— Что с Милашевским, жив он? Работает? Передайте., передайте ему привет!
Ах, как мне нужен был ваш привет именно в этот момент, именно в эти годы… Спасибо, дорогой Мстислав Валерианович!
Человек в жестких воротничках?
Нет! Нет! Нет!
Луч света, теплоты.
Конец мая. Наступает жара. Это было уже после выставки Н.
Я уже говорил о том, что Добужинский проявлял внимание ко мне. Дал комнату в Доме искусств. Однако был со мною холодновато корректен, и если делал для меня добро, то как-то официально, как начальство, которое продвигает подчиненного. Никогда не приглашал к себе, хотя и видел меня часто за чайным столом у Бенуа. Видел очень ласковое отношение ко мне Анны Карловны… и самого Александра Николаевича.

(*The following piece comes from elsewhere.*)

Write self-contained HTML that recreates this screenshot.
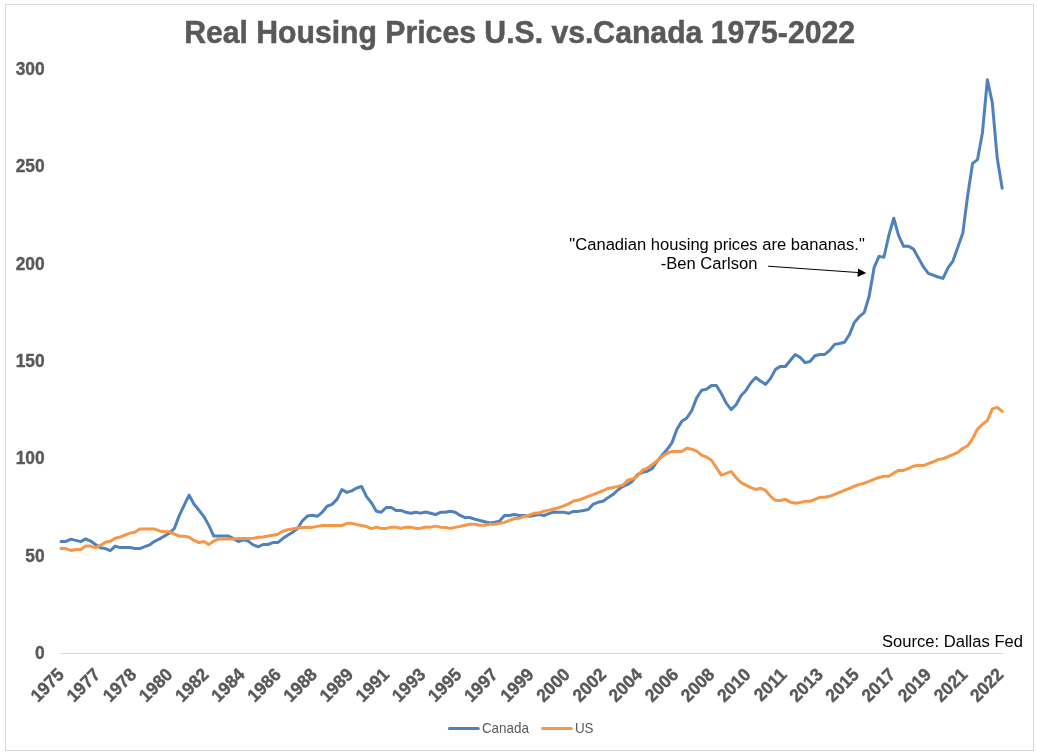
<!DOCTYPE html>
<html lang="en">
<head>
<meta charset="utf-8">
<title>Real Housing Prices U.S. vs.Canada 1975-2022</title>
<style>
html,body{margin:0;padding:0;background:#fff;}
body{width:1037px;height:755px;overflow:hidden;}
svg{display:block;}
text{font-family:"Liberation Sans",Arial,Helvetica,sans-serif;}
.b{font-weight:bold;fill:#595959;}
</style>
</head>
<body>
<svg width="1037" height="755" viewBox="0 0 1037 755">
<rect x="0" y="0" width="1037" height="755" fill="#ffffff"/>
<rect x="5.5" y="4.5" width="1028" height="746" fill="#ffffff" stroke="#d9d9d9" stroke-width="1"/>
<text class="b" transform="translate(519.6,42.8) scale(0.98,1)" font-size="30.8" text-anchor="middle" stroke="#595959" stroke-width="0.5">Real Housing Prices U.S. vs.Canada 1975-2022</text>
<g class="b" font-size="18" text-anchor="end" stroke="#595959" stroke-width="0.35">
<text transform="translate(44.6,75.0) scale(0.965,1)">300</text>
<text transform="translate(44.6,172.3) scale(0.965,1)">250</text>
<text transform="translate(44.6,269.7) scale(0.965,1)">200</text>
<text transform="translate(44.6,367.0) scale(0.965,1)">150</text>
<text transform="translate(44.6,464.3) scale(0.965,1)">100</text>
<text transform="translate(44.6,561.7) scale(0.965,1)">50</text>
<text transform="translate(44.6,659.0) scale(0.965,1)">0</text>
</g>
<line x1="60.5" y1="653.5" x2="1003.2" y2="653.5" stroke="#d9d9d9" stroke-width="1"/>
<g class="b" font-size="18" text-anchor="end" stroke="#595959" stroke-width="0.4">
<text transform="translate(65.20,675.7) rotate(-45) scale(0.965,1)">1975</text>
<text transform="translate(101.34,675.7) rotate(-45) scale(0.965,1)">1977</text>
<text transform="translate(137.47,675.7) rotate(-45) scale(0.965,1)">1978</text>
<text transform="translate(173.61,675.7) rotate(-45) scale(0.965,1)">1980</text>
<text transform="translate(209.74,675.7) rotate(-45) scale(0.965,1)">1982</text>
<text transform="translate(245.88,675.7) rotate(-45) scale(0.965,1)">1984</text>
<text transform="translate(282.01,675.7) rotate(-45) scale(0.965,1)">1986</text>
<text transform="translate(318.14,675.7) rotate(-45) scale(0.965,1)">1988</text>
<text transform="translate(354.28,675.7) rotate(-45) scale(0.965,1)">1989</text>
<text transform="translate(390.41,675.7) rotate(-45) scale(0.965,1)">1991</text>
<text transform="translate(426.55,675.7) rotate(-45) scale(0.965,1)">1993</text>
<text transform="translate(462.68,675.7) rotate(-45) scale(0.965,1)">1995</text>
<text transform="translate(498.82,675.7) rotate(-45) scale(0.965,1)">1997</text>
<text transform="translate(534.96,675.7) rotate(-45) scale(0.965,1)">1999</text>
<text transform="translate(571.09,675.7) rotate(-45) scale(0.965,1)">2000</text>
<text transform="translate(607.23,675.7) rotate(-45) scale(0.965,1)">2002</text>
<text transform="translate(643.36,675.7) rotate(-45) scale(0.965,1)">2004</text>
<text transform="translate(679.50,675.7) rotate(-45) scale(0.965,1)">2006</text>
<text transform="translate(715.63,675.7) rotate(-45) scale(0.965,1)">2008</text>
<text transform="translate(751.76,675.7) rotate(-45) scale(0.965,1)">2010</text>
<text transform="translate(787.90,675.7) rotate(-45) scale(0.965,1)">2011</text>
<text transform="translate(824.03,675.7) rotate(-45) scale(0.965,1)">2013</text>
<text transform="translate(860.17,675.7) rotate(-45) scale(0.965,1)">2015</text>
<text transform="translate(896.30,675.7) rotate(-45) scale(0.965,1)">2017</text>
<text transform="translate(932.44,675.7) rotate(-45) scale(0.965,1)">2019</text>
<text transform="translate(968.58,675.7) rotate(-45) scale(0.965,1)">2021</text>
<text transform="translate(1004.71,675.7) rotate(-45) scale(0.965,1)">2022</text>
</g>
<polyline fill="none" stroke="#4f81bd" stroke-width="3.0" stroke-linejoin="round" stroke-linecap="round" points="61.00,541.41 65.93,541.41 70.86,539.15 75.78,540.41 80.71,541.67 85.64,538.90 90.57,541.04 95.49,544.43 100.42,547.71 105.35,548.59 110.28,550.73 115.20,546.07 120.13,547.58 125.06,547.58 129.99,547.58 134.91,548.59 139.84,548.59 144.77,546.70 149.70,544.81 154.62,541.29 159.55,538.90 164.48,536.00 169.41,533.11 174.33,528.48 179.26,515.59 184.19,505.20 189.12,495.17 194.05,504.23 198.97,510.27 203.90,516.56 208.83,525.37 213.76,536.07 218.68,536.07 223.61,536.07 228.54,536.07 233.47,538.59 238.39,541.48 243.32,539.85 248.25,541.10 253.18,544.88 258.10,546.77 263.03,544.50 267.96,544.50 272.89,542.61 277.81,542.61 282.74,538.59 287.67,535.19 292.60,532.29 297.52,528.46 302.45,520.72 307.38,516.07 312.31,515.19 317.24,516.32 322.16,512.29 327.09,506.25 332.02,504.37 336.95,499.33 341.87,489.64 346.80,492.41 351.73,490.90 356.66,488.01 361.58,486.50 366.51,496.56 371.44,502.86 376.37,511.29 381.29,512.29 386.22,507.51 391.15,507.51 396.08,510.41 401.00,510.41 405.93,512.29 410.86,513.18 415.79,512.29 420.71,513.11 425.64,511.98 430.57,513.30 435.50,514.56 440.43,512.29 445.35,512.29 450.28,511.29 455.21,512.29 460.14,515.44 465.06,517.58 469.99,517.58 474.92,519.22 479.85,520.47 484.77,521.73 489.70,522.99 494.63,522.11 499.56,521.10 504.48,515.44 509.41,515.44 514.34,514.56 519.27,515.44 524.19,515.44 529.12,516.32 534.05,515.44 538.98,514.55 543.90,515.49 548.83,513.65 553.76,512.02 558.69,512.14 563.62,512.14 568.54,513.28 573.47,511.39 578.40,511.39 583.33,510.51 588.25,509.50 593.18,504.22 598.11,502.33 603.04,501.32 607.96,497.67 612.89,494.53 617.82,490.00 622.75,486.60 627.67,484.46 632.60,480.93 637.53,474.64 642.46,472.38 647.38,471.24 652.31,468.35 657.24,461.15 662.17,455.17 667.09,449.54 672.02,442.62 676.95,429.32 681.88,421.14 686.81,417.99 691.73,410.69 696.66,397.86 701.59,390.30 706.52,389.30 711.44,385.52 716.37,385.52 721.30,393.45 726.23,403.14 731.15,409.56 736.08,404.78 741.01,395.72 745.94,390.56 750.86,382.75 755.79,377.47 760.72,381.24 765.65,384.39 770.57,378.35 775.50,369.35 780.43,366.39 785.36,366.45 790.28,360.47 795.21,354.56 800.14,357.33 805.07,362.61 810.00,361.48 814.92,355.69 819.85,354.43 824.78,354.43 829.71,350.41 834.63,344.37 839.56,343.48 844.49,342.23 849.42,334.68 854.34,322.47 859.27,316.68 864.20,312.65 869.13,296.28 874.05,267.96 878.98,256.38 883.91,257.26 888.84,235.24 893.76,218.25 898.69,235.87 903.62,246.31 908.55,246.31 913.47,249.08 918.40,257.89 923.33,266.70 928.26,273.37 933.19,275.13 938.11,277.02 943.04,278.40 947.97,267.96 952.90,261.04 957.82,247.19 962.75,233.35 967.68,195.44 972.61,163.35 977.53,159.57 982.46,132.44 987.39,79.76 992.32,102.79 997.24,158.32 1002.17,188.14"/>
<polyline fill="none" stroke="#f79646" stroke-width="3.0" stroke-linejoin="round" stroke-linecap="round" points="61.00,548.59 65.93,548.59 70.86,550.47 75.78,549.47 80.71,549.47 85.64,546.07 90.57,546.07 95.49,547.58 100.42,545.44 105.35,542.29 110.28,541.29 115.20,538.27 120.13,537.01 125.06,535.00 129.99,533.11 134.91,532.23 139.84,529.08 144.77,529.08 149.70,529.08 154.62,529.08 159.55,530.97 164.48,531.85 169.41,531.85 174.33,534.15 179.26,536.22 184.19,536.22 189.12,537.33 194.05,540.47 198.97,542.61 203.90,541.48 208.83,544.50 213.76,541.10 218.68,538.96 223.61,538.96 228.54,538.96 233.47,538.96 238.39,538.59 243.32,538.59 248.25,538.59 253.18,538.33 258.10,537.33 263.03,536.95 267.96,536.07 272.89,535.19 277.81,534.18 282.74,531.29 287.67,529.78 292.60,528.90 297.52,528.08 302.45,527.45 307.38,527.40 312.31,527.40 317.24,526.39 322.16,525.51 327.09,525.51 332.02,525.51 336.95,525.51 341.87,525.51 346.80,523.37 351.73,523.37 356.66,524.50 361.58,525.51 366.51,526.52 371.44,528.65 376.37,527.14 381.29,528.40 386.22,528.40 391.15,527.14 396.08,527.14 401.00,528.40 405.93,527.14 410.86,527.14 415.79,528.40 420.71,528.21 425.64,526.96 430.57,527.14 435.50,526.14 440.43,527.14 445.35,527.40 450.28,528.40 455.21,527.40 460.14,526.39 465.06,525.26 469.99,524.25 474.92,524.25 479.85,525.26 484.77,525.26 489.70,524.25 494.63,524.25 499.56,523.37 504.48,522.36 509.41,520.47 514.34,518.59 519.27,518.33 524.19,516.45 529.12,515.19 534.05,513.30 538.98,513.10 543.90,511.21 548.83,510.13 553.76,508.87 558.69,507.74 563.62,505.85 568.54,503.84 573.47,501.07 578.40,500.06 583.33,498.30 588.25,496.41 593.18,494.53 598.11,492.64 603.04,490.75 607.96,488.48 612.89,487.48 617.82,486.35 622.75,485.09 627.67,480.30 632.60,479.05 637.53,475.90 642.46,470.24 647.38,468.10 652.31,464.57 657.24,460.71 662.17,456.55 667.09,453.32 672.02,451.43 676.95,451.43 681.88,451.43 686.81,448.28 691.73,449.16 696.66,451.18 701.59,455.20 706.52,457.09 711.44,460.24 716.37,467.54 721.30,475.09 726.23,473.45 731.15,471.56 736.08,477.60 741.01,482.51 745.94,485.15 750.86,487.55 755.79,489.43 760.72,488.30 765.65,490.44 770.57,496.36 775.50,500.37 780.43,500.49 785.36,499.23 790.28,502.11 795.21,503.24 800.14,502.36 805.07,501.36 810.00,501.36 814.92,499.47 819.85,497.33 824.78,497.33 829.71,496.32 834.63,494.43 839.56,492.29 844.49,490.41 849.42,488.27 854.34,486.25 859.27,484.37 864.20,483.23 869.13,481.35 874.05,479.33 878.98,477.44 883.91,476.31 888.84,476.31 893.76,473.17 898.69,470.30 903.62,470.42 908.55,468.44 913.47,466.17 918.40,465.16 923.33,465.54 928.26,463.65 933.19,461.77 938.11,459.63 943.04,458.62 947.97,456.73 952.90,454.59 957.82,452.33 962.75,448.55 967.68,445.78 972.61,438.48 977.53,429.05 982.46,424.26 987.39,420.49 992.32,408.91 997.24,407.40 1002.17,411.43"/>
<g font-size="17.3" fill="#000000" text-anchor="middle">
<text transform="translate(717.1,250.2) scale(0.958,1)">"Canadian housing prices are bananas."</text>
<text transform="translate(709.0,269.3) scale(0.958,1)">-Ben Carlson</text>
<text transform="translate(952.5,646.8) scale(0.958,1)">Source: Dallas Fed</text>
</g>
<line x1="768.1" y1="266.2" x2="859" y2="272.6" stroke="#000000" stroke-width="1"/>
<polygon points="866.2,273.1 857.5,277.0 858.1,268.6" fill="#000000"/>
<line x1="449.4" y1="728.5" x2="478.3" y2="728.5" stroke="#4f81bd" stroke-width="3" stroke-linecap="round"/>
<line x1="542.6" y1="728.5" x2="571.2" y2="728.5" stroke="#f79646" stroke-width="3" stroke-linecap="round"/>
<g font-size="14.6" fill="#595959">
<text transform="translate(481.9,733.0) scale(0.92,1)">Canada</text>
<text transform="translate(574.9,733.0) scale(0.92,1)">US</text>
</g>
</svg>
</body>
</html>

И тут вдруг, возможно, после прогулки с выставки Н. обратился ко мне очень ласково:
— У меня есть к вам предложение: поехать в нашу колонию Дома искусств. Что вам здесь делать, в городе? Поезжайте на природу. Я могу вам устроить некую «должность», — он иронически усмехнулся, — она даст вам ежемесячный паек. Поезжайте в «Холомки». Там живет безвыездно ваш друг Борис Попов… Вы не будете там одиноки. Он там совсем закис, ничего не рисует… Вот вы его подбодрите, у нас будет некий кружок художников… Приедет Николай Радлов… Он очень приятен в обществе. Тоже намерен рисовать после большого перерыва. Надо соблюдать некое равновесие: Корней Чуковский норовит Дом искусств отдать целиком литераторам! А ведь «Холомки» устроил для Дома я, а не Чуковский. Согласны?
— О, да! Конечно, Мстислав Валерианович!
После премьеры 25 мая «Cosi fan tutte» в театре я был свободен. В первых числах июня я выехал. Остановка была в Пскове, которым я любовался. Люблю провинцию! А тут еще и кремль! Старина! История!
У художника Алексея Радакова — сатириконца — была некая штаб-квартира. Это было как-то обусловлено. И он тоже давал приют на несколько часов художникам и писателям, едущим в «Холомки», и исполнял этим тоже некую «должность», утвержденную Горьким.
Радаков уже третий год спасался там от голода в Питере. Промежуток во времени между петроградским поездом и поездом, который идет в Порхов, часов в восемь или девять!
У Алексея Петровича можно было выпить чаю, закусить кое-чем, что с собой каждый везет. Поболтать с ним… А не сидеть на вокзале. Вокзал губернских городов был рассадником всевозможных болезней. «Вокзал» — это звучит грозно!
Алексей Радаков! О нем теперь позабыли! Спихнули в канаву около дороги, по которой шествует гений с невразумительным лицом!
Он описан в «Сатириконе», в номерах, посвященных заграничной поездке. Лицо некоего Пана или сатира, как их изображает барочная живопись эпохи Рубенса.